Insight /

Iceland

Active Iceland Rugged and raw nature

Dramatic icecaps, active volcanoes and steaming lava fields make up an ever-changing landscape which simply begs to be explored.

Active Iceland

Iceland is nature at its most rugged and raw. Dramatic icecaps, active volcanoes and steaming lava fields make up an ever-changing landscape which simply begs to be explored. Here are five ways to immerse yourself in Iceland on an unforgettable winter adventure.

  1. Northern Lights Hunt

    During the winter months, Iceland’s clear skies can light up with the wondrous glow of the Northern Lights. You need to get remote, away from any light pollution, to stand the best chance of catching this nocturnal light show, and our local guides know where to look. Head out into the crisp, cold night to witness the beautiful green and red lights as they dance upon dark midnight skies.

  2. Snowmobiling

    Experience the thrill of driving across the Mýrdalsjökull glacier by snowmobile. As you glide through the wilderness, you’ll feel miles away from the everyday.

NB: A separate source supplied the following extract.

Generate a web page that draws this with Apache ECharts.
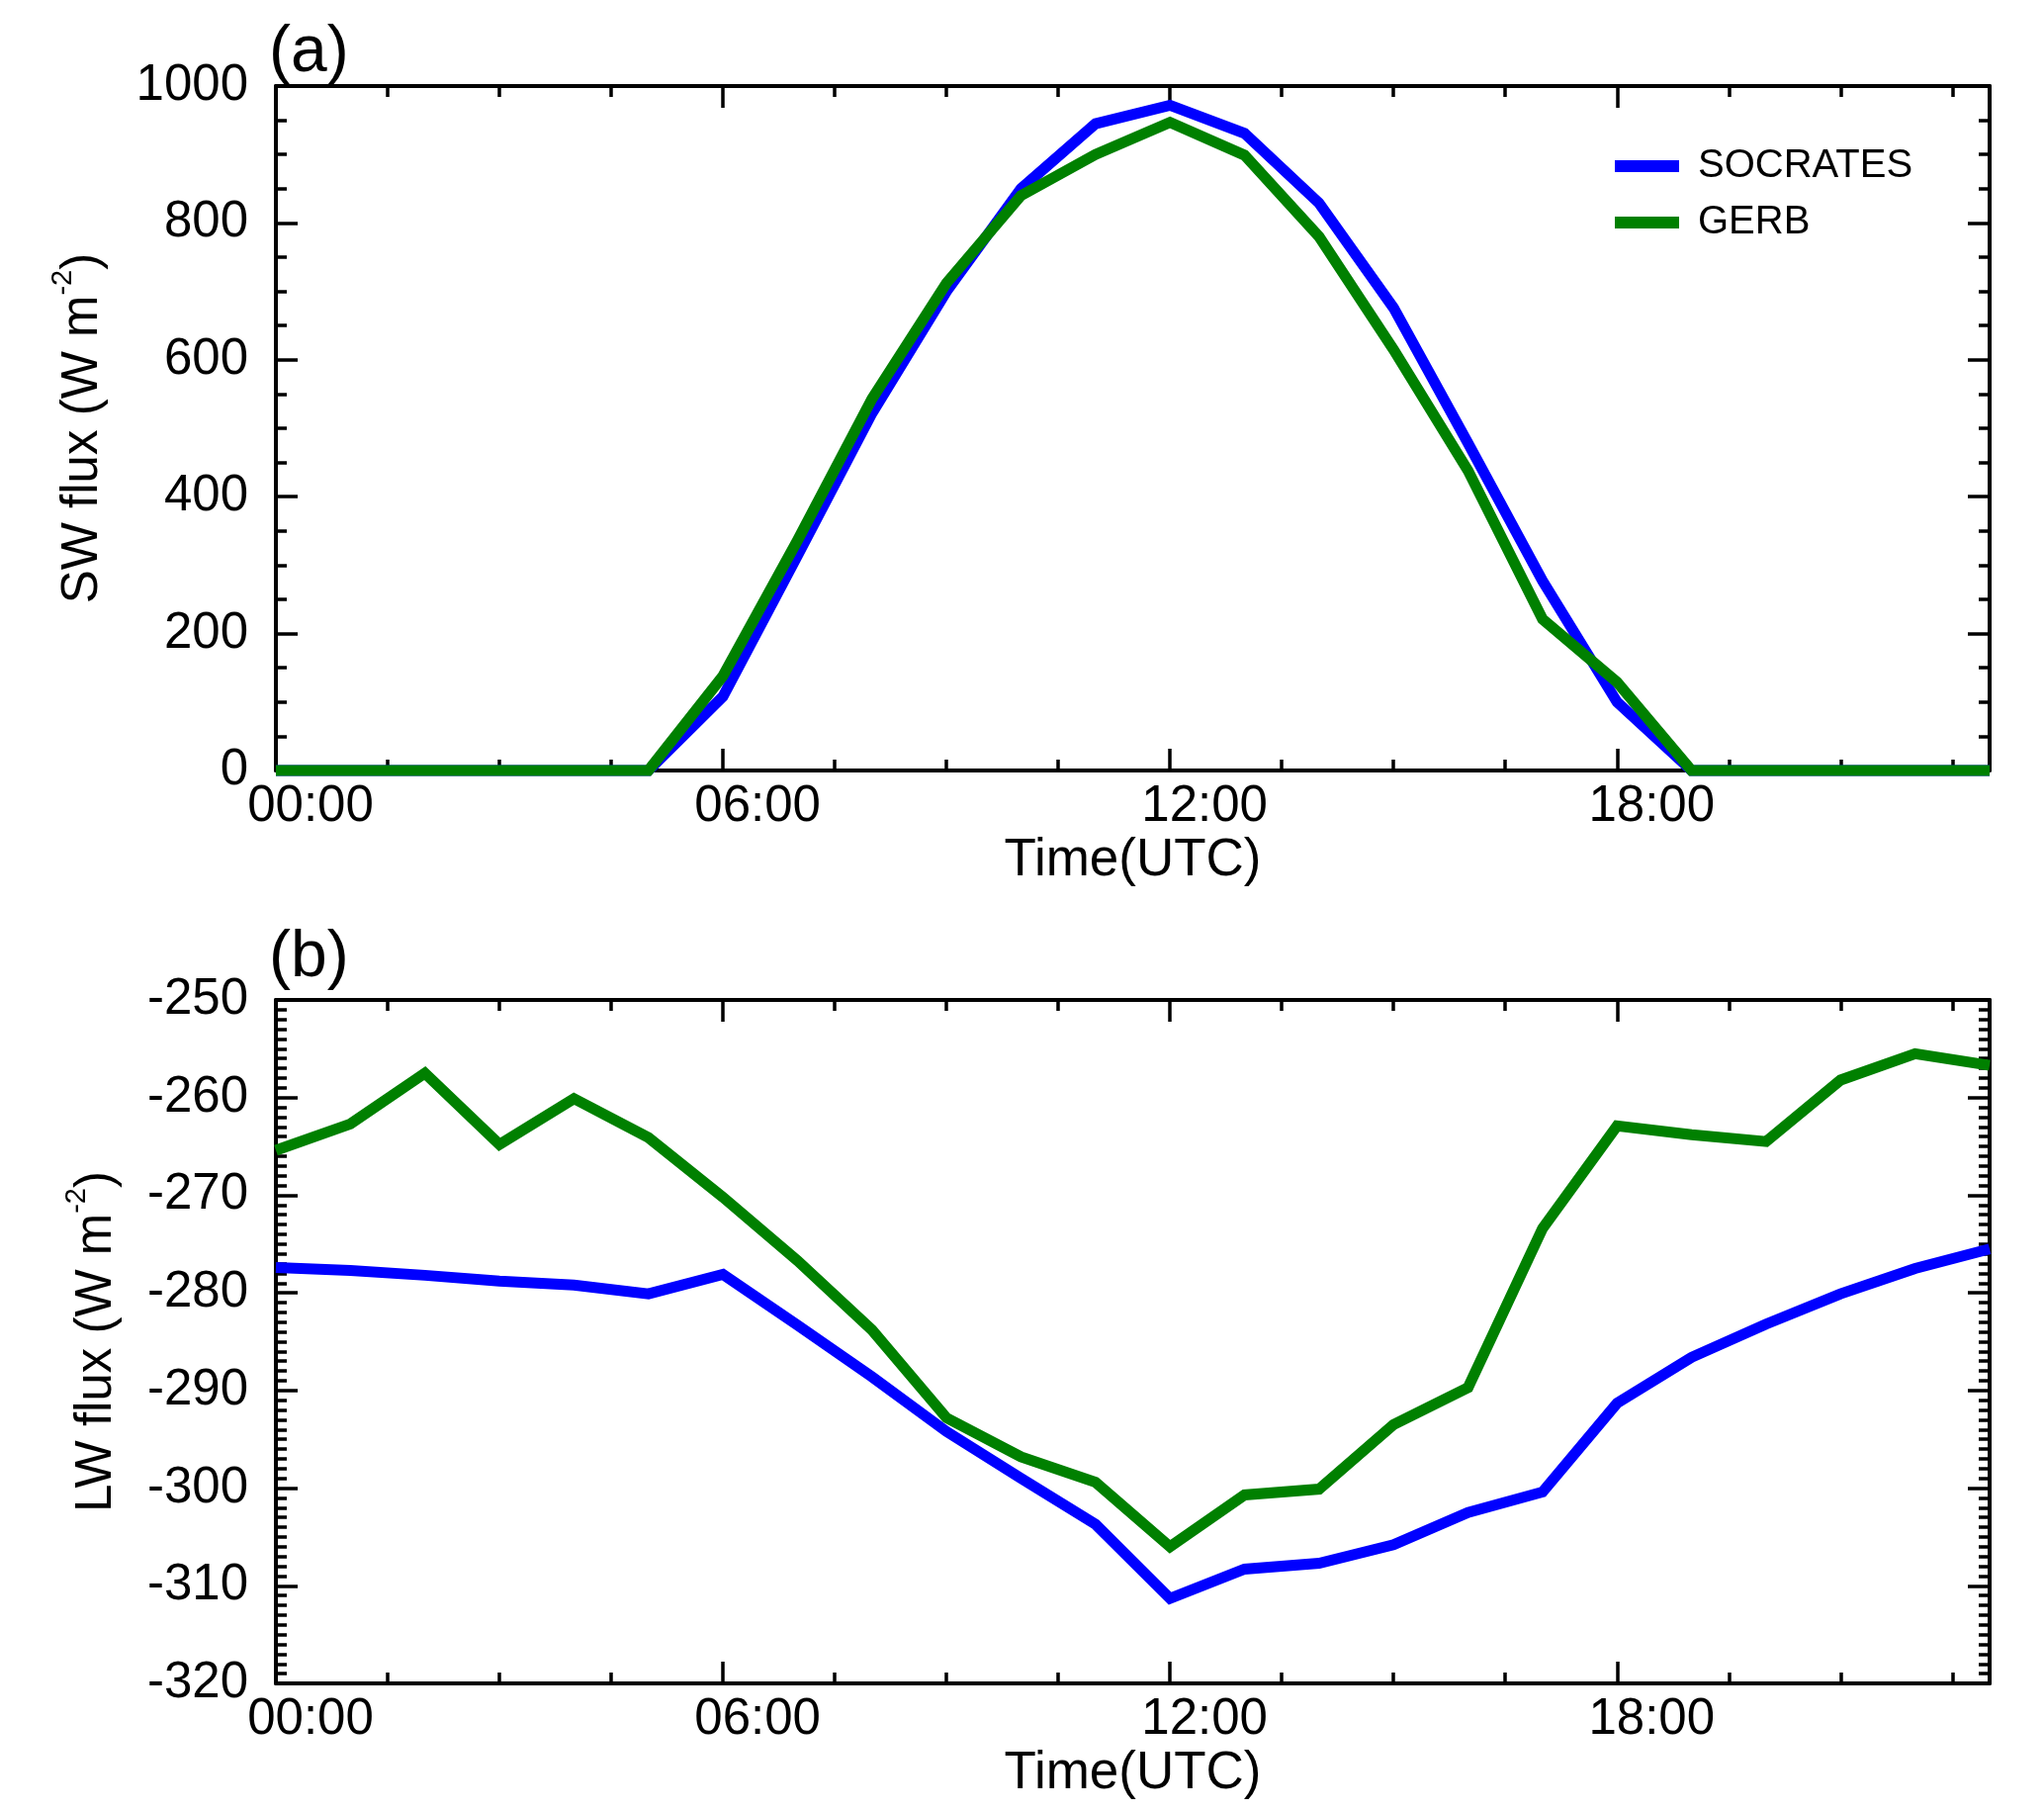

All the gear you need is provided and they’re surprisingly easy to drive – just accelerate or brake! Don’t forget to take in the magnificent views over the black sandy beach and Eyjafjallajökull volcano as you fly past.

  3. Private Super Jeep Tour

    In Iceland, sometimes only an oversized all-terrain jeep will get you where you want to go. Surrounded by majestic glaciers and birch woods, the Thorsmork Valley is only accessible in one of these mountain vehicles. Hold on tight as your driver-guide takes you on an exhilarating off-road ride over rugged terrain and icy rivers to explore the valley’s extreme nature.

  4. Snorkel Between Continents

    One of Iceland’s best-kept secrets, Silfra is a tectonic rift valley where you can snorkel or scuba dive some of the most crystalline waters on the planet. A drysuit will keep you warm as you plunge into the clearest water you’ve ever seen. As you float above the chasm, the continental plates which separate Europe and North America are so close you can almost touch them.

  5. Into The Glacier

    Don your crampons for an extraordinary opportunity to see Langjökull, Europe’s second largest glacier, from the inside. The world’s largest man-made ice tunnel stretches for over 500 metres underneath the glacier’s surface. As you go deeper inside, you’ll see the ice change colour from white to striking deep-blues and violets. Once you reach the centre, you’ll find a spacious natural ice cave alongside a hair-raising crevasse.